# freestyling chords



## Stu Dent (Jan 27, 2008)

Hey how's it going? I'm looking to increase my ability with freestyling chords. I'm happy with my single note soloing ability, of course i'm always looking to get better, but really i'd like to be able to solo with chords as well, sticking to a chord structure or just completely doing my own thing.

so far i think that a good way to go about might be to learn all the chord shapes and names for all chords that can fit into a given key's scale. but i don't know what would be the best ressource to use and practice method to assimilate the information.

does anybody have any good ideas on the best way to go about doing this? or maybe a whole different strategy altogether?


----------



## Mooh (Mar 7, 2007)

It's time to buy books:

Mickey Baker's Jazz Guitar (Mickey Baker)

Chords & Progressions For Jazz & Popular Guitar (Arnie Berle)

Beginning Jazz Guitar, Intermediate Jazz Guitar, Mastering Jazz Guitar Chord/Melody, Mastering Jazz Guitar Improvisation (Jody Fisher)

Guitar Journals Jazz (Mel Bay)

Scales & Modes In The Beginning (Ron Middlebrook)

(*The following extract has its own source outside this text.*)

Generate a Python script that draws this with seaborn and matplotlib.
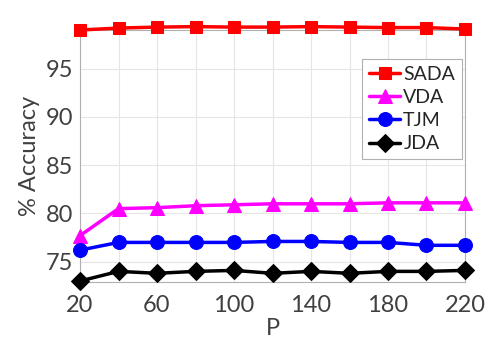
import matplotlib
matplotlib.use("Agg")
import matplotlib.pyplot as plt
import seaborn as sns
import pandas as pd
from matplotlib.ticker import MultipleLocator

P = [20, 40, 60, 80, 100, 120, 140, 160, 180, 200, 220]
SADA = [99.0, 99.2, 99.3, 99.35, 99.3, 99.3, 99.35, 99.3, 99.25, 99.25, 99.1]
VDA = [77.7, 80.5, 80.6, 80.8, 80.9, 81.0, 81.0, 81.0, 81.1, 81.1, 81.1]
TJM = [76.2, 77.0, 77.0, 77.0, 77.0, 77.1, 77.1, 77.0, 77.0, 76.7, 76.7]
JDA = [73.0, 74.0, 73.8, 74.0, 74.1, 73.8, 74.0, 73.8, 74.0, 74.0, 74.1]
methods = ["SADA", "VDA", "TJM", "JDA"]
series = [SADA, VDA, TJM, JDA]
xticks = [20, 60, 100, 140, 180, 220]
yticks = [75, 80, 85, 90, 95]

rows = []
for m, vals in zip(methods, series):
    for p, v in zip(P, vals):
        rows.append({"P": p, "acc": v, "method": m})
df = pd.DataFrame(rows)

sns.set_style("white")
plt.rcParams["font.family"] = ["Lato", "DejaVu Sans"]

fig = plt.figure(figsize=(4.88, 3.4), dpi=100)
ax = fig.add_axes([80/488, 1-282/340, 385/488, 252/340])

palette = {"SADA": "#ff0000", "VDA": "#ff00ff", "TJM": "#0000ff", "JDA": "#000000"}
markers = {"SADA": "s", "VDA": "^", "TJM": "o", "JDA": "D"}
sizes = {"SADA": 8, "VDA": 10, "TJM": 10, "JDA": 9}

for m in methods:
    sub = df[df.method == m]
    sns.lineplot(data=sub, x="P", y="acc", ax=ax, color=palette[m], marker=markers[m],
                 markersize=sizes[m], markeredgecolor=palette[m], linewidth=2.5,
                 label=m, clip_on=False, zorder=3)

ax.set_xlim(20, 220)
ax.set_ylim(72.9, 99)
ax.set_xticks(xticks)
ax.xaxis.set_minor_locator(MultipleLocator(20))
ax.set_yticks(yticks)
ax.grid(True, which="both", axis="x", color="#e6e6e6", linewidth=0.8)
ax.grid(True, which="major", axis="y", color="#e6e6e6", linewidth=0.8)
ax.tick_params(axis="both", labelsize=17, colors="#404040", length=0)
ax.tick_params(axis="x", pad=9)
ax.tick_params(axis="y", pad=5)
for s in ax.spines.values():
    s.set_color("#b0b0b0")
    s.set_linewidth(0.8)
ax.set_xlabel("P", fontsize=17, color="#404040", labelpad=1.5)
ax.set_ylabel("% Accuracy", fontsize=17, color="#404040", labelpad=4)

leg = ax.legend(loc="upper right", bbox_to_anchor=(0.992, 0.885), fontsize=14,
                handlelength=1.6, handletextpad=0.15, labelspacing=0.32,
                borderpad=0.35, borderaxespad=0, fancybox=False, framealpha=1,
                edgecolor="#b0b0b0")
leg.get_frame().set_linewidth(0.8)

fig.savefig("out.png", dpi=100)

The Guitar Grimoire (Progressions and Improvisation)

The Guitar Grimoire (Chords and Voicings)

Then get yourself some lessons from a qualified teacher.

Peace, Mooh.


----------



## Stu Dent (Jan 27, 2008)

The thing is i don't really have much money to spend on books or lessons. do you know possibly of any online ressources that might have good drills for achieving this?


----------



## washburned (Oct 13, 2006)

I found a good site recently called justinguitar....lots of online lessons with diagrams, videos and it's pay if you can, so if you can't it's free.


----------



## wnpgguy (Dec 21, 2007)

I recently started using a book called "FRETBOARD LOGIC SE V1 and V2.

It is the best book I have ever used.  I can play and chord in any form anywhere on the guitar now. Almost done the book and I will be able to do all scales or arpeggios in anyform. I'm so glad I got this book.

Seriously you should check it out. Good reviews.


----------